Meeting the Demand for Next-Generation Silicon Carbide Devices

by  Ajay Sattu  - 2023-10-05 

Some of the newest applications are the most exciting for the future of our planet, but also among the biggest technical challenges we face. For example, solar power gives access to an unlimited source of energy but, for commercial success, designers must deliver greater power capability and increased efficiency without allowing costs or size to increase.


In the automotive world, electric vehicles (EVs) are now commonplace, yet uptake remains stifled due to concerns over available charging infrastructure, time taken to charge and the limited range. Here, designers are challenged with improving the electrical efficiency, size, and weight of the powertrain, including elements such as traction inverters and onboard chargers (OBC) – at an ever-reducing cost.


The Benefits of Silicon Carbide Devices

Since their invention, silicon-based semiconductor devices have been the mainstay of power applications. Improvements in performance, combined with innovation in power conversion topologies have ensured that efficiency levels have continued to advance, meeting the requirements of most applications.


However, there is little scope for further advances to meet the ongoing need for increased performance, leading to greater adoption of wide bandgap (WBG) semiconductors such as silicon carbide (SiC) and gallium nitride (GaN) in new applications.

Figure 1: Multiple Applications Can Benefit From the Features of SiC Devices


SiC power semiconductors have inherently higher electron mobility and saturation velocity allowing relatively low loss operation at higher frequencies, which reduces the size and cost of bulky magnetic components in switching applications.

Figure 2: SiC Brings Many Benefits to Power Systems


WBG devices also exhibit lower conduction losses which contribute to enhanced efficiency. This allows chargers to replenish batteries more quickly and reduces the cooling requirements, meaning that heatsinking can be smaller and cheaper. The need for heatsinking is further reduced by the ability of SiC to work at junction temperatures (Tj) as high as 175°C.

In the continued push for greater efficiency, applications are moving to higher voltages that reduce currents, with a corresponding reduction in losses. For example, the DC bus voltage in solar applications has increased from 600 V to 1500 V in the past few years. Similarly, the 400 VDC bus (based upon battery voltage) in EVs has migrated to 800 V or even 1000 V.

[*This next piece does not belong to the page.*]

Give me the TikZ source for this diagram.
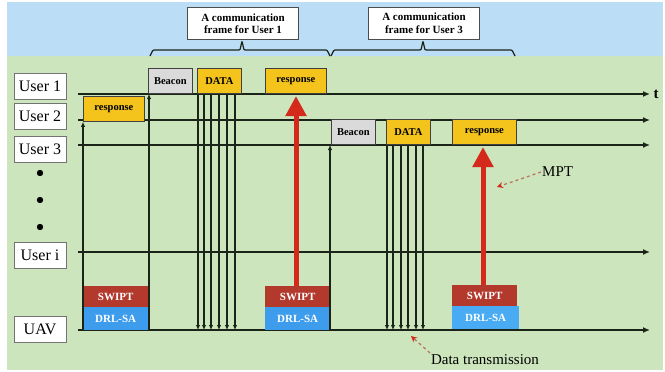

Until these changes, 750 V-rated silicon power semiconductors were adequate for almost all applications. However, devices with 1200 V or 1700 V ratings are necessary to ensure there is sufficient voltage withstanding for safe and reliable operation. Fortunately, a further benefit of SiC is its ability to operate at these voltages.

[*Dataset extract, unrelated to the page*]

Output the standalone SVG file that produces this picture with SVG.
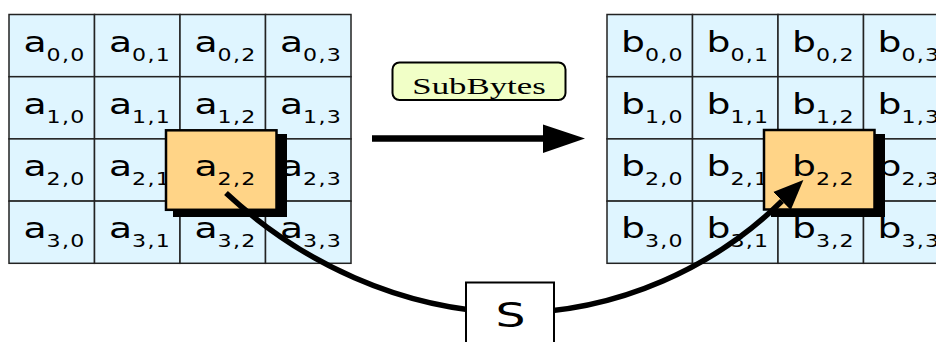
<svg xmlns="http://www.w3.org/2000/svg" width="936" height="342" viewBox="0 0 936 342">
<style>
.cell{fill:#dff5ff;stroke:#222;stroke-width:1.5}
.t{font-family:"DejaVu Sans",sans-serif;font-size:29px;fill:#000;text-anchor:middle}
.sub{font-size:17px;letter-spacing:1px}
.hl{fill:#ffd487;stroke:#000;stroke-width:2.5}
.sh{fill:#000}
.conn{fill:none;stroke:#000;stroke-width:5.5}
</style>
<defs>
<marker id="ah" markerUnits="userSpaceOnUse" markerWidth="30" markerHeight="30" refX="0" refY="10" orient="auto" viewBox="0 0 24 20">
<path d="M0,0 L24,10 L0,20 Z" fill="#000"/>
</marker>
</defs>
<rect width="936" height="342" fill="#fff"/>
<g id="stateA">
<rect class="cell" x="9" y="14.5" width="85.5" height="62.2"/>
<rect class="cell" x="94.5" y="14.5" width="85.5" height="62.2"/>
<rect class="cell" x="180" y="14.5" width="85.5" height="62.2"/>
<rect class="cell" x="265.5" y="14.5" width="85.5" height="62.2"/>
<rect class="cell" x="9" y="76.7" width="85.5" height="62.2"/>
<rect class="cell" x="94.5" y="76.7" width="85.5" height="62.2"/>
<rect class="cell" x="180" y="76.7" width="85.5" height="62.2"/>
<rect class="cell" x="265.5" y="76.7" width="85.5" height="62.2"/>
<rect class="cell" x="9" y="138.9" width="85.5" height="62.2"/>
<rect class="cell" x="94.5" y="138.9" width="85.5" height="62.2"/>
<rect class="cell" x="180" y="138.9" width="85.5" height="62.2"/>
<rect class="cell" x="265.5" y="138.9" width="85.5" height="62.2"/>
<rect class="cell" x="9" y="201.1" width="85.5" height="62.2"/>
<rect class="cell" x="94.5" y="201.1" width="85.5" height="62.2"/>
<rect class="cell" x="180" y="201.1" width="85.5" height="62.2"/>
<rect class="cell" x="265.5" y="201.1" width="85.5" height="62.2"/>
<text class="t" transform="translate(54.5,51.7) scale(1.3,1)">a<tspan class="sub" dy="9">0,0</tspan></text>
<text class="t" transform="translate(140,51.7) scale(1.3,1)">a<tspan class="sub" dy="9">0,1</tspan></text>
<text class="t" transform="translate(225.5,51.7) scale(1.3,1)">a<tspan class="sub" dy="9">0,2</tspan></text>
<text class="t" transform="translate(311,51.7) scale(1.3,1)">a<tspan class="sub" dy="9">0,3</tspan></text>
<text class="t" transform="translate(54.5,113.9) scale(1.3,1)">a<tspan class="sub" dy="9">1,0</tspan></text>
<text class="t" transform="translate(140,113.9) scale(1.3,1)">a<tspan class="sub" dy="9">1,1</tspan></text>
<text class="t" transform="translate(225.5,113.9) scale(1.3,1)">a<tspan class="sub" dy="9">1,2</tspan></text>
<text class="t" transform="translate(311,113.9) scale(1.3,1)">a<tspan class="sub" dy="9">1,3</tspan></text>
<text class="t" transform="translate(54.5,176.1) scale(1.3,1)">a<tspan class="sub" dy="9">2,0</tspan></text>
<text class="t" transform="translate(140,176.1) scale(1.3,1)">a<tspan class="sub" dy="9">2,1</tspan></text>
<text class="t" transform="translate(311,176.1) scale(1.3,1)">a<tspan class="sub" dy="9">2,3</tspan></text>
<text class="t" transform="translate(54.5,238.3) scale(1.3,1)">a<tspan class="sub" dy="9">3,0</tspan></text>
<text class="t" transform="translate(140,238.3) scale(1.3,1)">a<tspan class="sub" dy="9">3,1</tspan></text>
<text class="t" transform="translate(225.5,238.3) scale(1.3,1)">a<tspan class="sub" dy="9">3,2</tspan></text>
<text class="t" transform="translate(311,238.3) scale(1.3,1)">a<tspan class="sub" dy="9">3,3</tspan></text>
</g>
<g id="a22">
<rect class="sh" x="173" y="134" width="114" height="83"/>
<rect class="hl" x="166" y="130.3" width="110.5" height="79.5"/>
<text class="t" transform="translate(225.5,176.1) scale(1.3,1)">a<tspan class="sub" dy="9">2,2</tspan></text>
</g>
<g id="stateB">
<rect class="cell" x="607" y="14.5" width="85.5" height="62.2"/>
<rect class="cell" x="692.5" y="14.5" width="85.5" height="62.2"/>
<rect class="cell" x="778" y="14.5" width="85.5" height="62.2"/>
<rect class="cell" x="863.5" y="14.5" width="85.5" height="62.2"/>
<rect class="cell" x="607" y="76.7" width="85.5" height="62.2"/>
<rect class="cell" x="692.5" y="76.7" width="85.5" height="62.2"/>
<rect class="cell" x="778" y="76.7" width="85.5" height="62.2"/>
<rect class="cell" x="863.5" y="76.7" width="85.5" height="62.2"/>
<rect class="cell" x="607" y="138.9" width="85.5" height="62.2"/>
<rect class="cell" x="692.5" y="138.9" width="85.5" height="62.2"/>
<rect class="cell" x="778" y="138.9" width="85.5" height="62.2"/>
<rect class="cell" x="863.5" y="138.9" width="85.5" height="62.2"/>
<rect class="cell" x="607" y="201.1" width="85.5" height="62.2"/>
<rect class="cell" x="692.5" y="201.1" width="85.5" height="62.2"/>
<rect class="cell" x="778" y="201.1" width="85.5" height="62.2"/>
<rect class="cell" x="863.5" y="201.1" width="85.5" height="62.2"/>
<text class="t" transform="translate(652.5,51.7) scale(1.3,1)">b<tspan class="sub" dy="9">0,0</tspan></text>
<text class="t" transform="translate(738,51.7) scale(1.3,1)">b<tspan class="sub" dy="9">0,1</tspan></text>
<text class="t" transform="translate(823.5,51.7) scale(1.3,1)">b<tspan class="sub" dy="9">0,2</tspan></text>
<text class="t" transform="translate(909,51.7) scale(1.3,1)">b<tspan class="sub" dy="9">0,3</tspan></text>
<text class="t" transform="translate(652.5,113.9) scale(1.3,1)">b<tspan class="sub" dy="9">1,0</tspan></text>
<text class="t" transform="translate(738,113.9) scale(1.3,1)">b<tspan class="sub" dy="9">1,1</tspan></text>
<text class="t" transform="translate(823.5,113.9) scale(1.3,1)">b<tspan class="sub" dy="9">1,2</tspan></text>
<text class="t" transform="translate(909,113.9) scale(1.3,1)">b<tspan class="sub" dy="9">1,3</tspan></text>
<text class="t" transform="translate(652.5,176.1) scale(1.3,1)">b<tspan class="sub" dy="9">2,0</tspan></text>
<text class="t" transform="translate(738,176.1) scale(1.3,1)">b<tspan class="sub" dy="9">2,1</tspan></text>
<text class="t" transform="translate(909,176.1) scale(1.3,1)">b<tspan class="sub" dy="9">2,3</tspan></text>
<text class="t" transform="translate(652.5,238.3) scale(1.3,1)">b<tspan class="sub" dy="9">3,0</tspan></text>
<text class="t" transform="translate(738,238.3) scale(1.3,1)">b<tspan class="sub" dy="9">3,1</tspan></text>
<text class="t" transform="translate(823.5,238.3) scale(1.3,1)">b<tspan class="sub" dy="9">3,2</tspan></text>
<text class="t" transform="translate(909,238.3) scale(1.3,1)">b<tspan class="sub" dy="9">3,3</tspan></text>
</g>
<g id="b22">
<rect class="sh" x="771" y="134" width="114" height="83"/>
<rect class="hl" x="764" y="130" width="110.5" height="79.5"/>
<text class="t" transform="translate(823.5,176.1) scale(1.3,1)">b<tspan class="sub" dy="9">2,2</tspan></text>
</g>
<g id="subbytes">
<rect x="392.5" y="62.5" width="173" height="37.5" rx="7" ry="7" fill="#f1ffc7" stroke="#000" stroke-width="2"/>
<text transform="translate(479,93.5) scale(1.45,1)" text-anchor="middle" font-family="Liberation Serif,serif" font-size="24">SubBytes</text>
</g>
<g id="connectors">
<line x1="372" y1="138.5" x2="546" y2="138.5" stroke="#000" stroke-width="6.5"/>
<path d="M543,124.5 L585,138.5 L543,153 Z" fill="#000"/>
<path class="conn" d="M226,193 C300,262 400,310 510,313 C620,313 717,265 782,201" marker-end="url(#ah)"/>
</g>
<g id="sbox">
<rect x="466" y="282.5" width="88" height="70" fill="#fff" stroke="#000" stroke-width="2"/>
<text class="t" style="font-size:34px" transform="translate(510.5,327.3) scale(1.39,1)">S</text>
</g>
</svg>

Modern Switching Devices Based on SiC Technology

Addressing this need for higher breakdown voltages in key applications such as automotive and solar, onsemi recently released their 1700V M1 planar EliteSiC MOSFET devices that are ideally suited to fast-switching, high-efficiency operation.

Among the first devices to be commercially available, the NTH4L028N170M1 has a VDSS of 1700 V, an extended VGS of -15/+25 V, and a typical RDS(ON) value of just 28 mÙ, making it suitable for the highest battery voltages currently in use.  The ability to operate continuously at junction temperatures up to 175°C, reduces the need for cooling measures such as fans (which can be unreliable) or heatsinks. In some applications, the need for additional cooling can be eliminated entirely.

Another useful feature of the NTH4L028N170M1 is the Kelvin source connection within the TO-247-4L package that improves power dissipation and reduces noise on the gate pin.

Figure 3: New 1700 V EliteSiC MOSFETs from onsemi


To support the new MOSFETs, onsemi has also released their D1 range of 1700 V SiC Schottky diodes, including the NDSH25170A and NDSH10170A. The high voltage rating allows designs to benefit from additional voltage margin between VRRM and the peak repetitive reverse voltage which enhances reliability. Additionally, D1 Schottky diodes exhibit reduced values of maximum forward voltage (VFM) and excellent reverse leakage current which ensures reliable high-voltage operation, even at high temperatures.

Figure 4: New 1700 V Schottky diodes from onsemi


The new diodes are available in a TO-247-2 package or as a bare die to suit the mechanical constraints of all applications.

Ensuring Supply of SiC Devices

Given the performance and popularity of SiC devices in high-volume and high-growth applications such as solar and EVs, it is not surprising that the global supply chain is somewhat stretched. In some cases, this has capped the number of solar installations or EVs that can be shipped, meaning that a manufacturer’s ability to supply is key in the component selection process.


onsemi recently acquired GT Advanced Technology (GTAT),  and as a result, we are  a  large-scale SiC supplier with end-to-end capability, including volume boule growth, substrate, epitaxy, device fabrication, best-in-class integrated modules and discrete packaging solutions.


To meet the ongoing need for SiC devices, onsemi’s roadmap features significant increases in substrate, device and module capacity by 2024 – with even more ambitious plans for the medium term.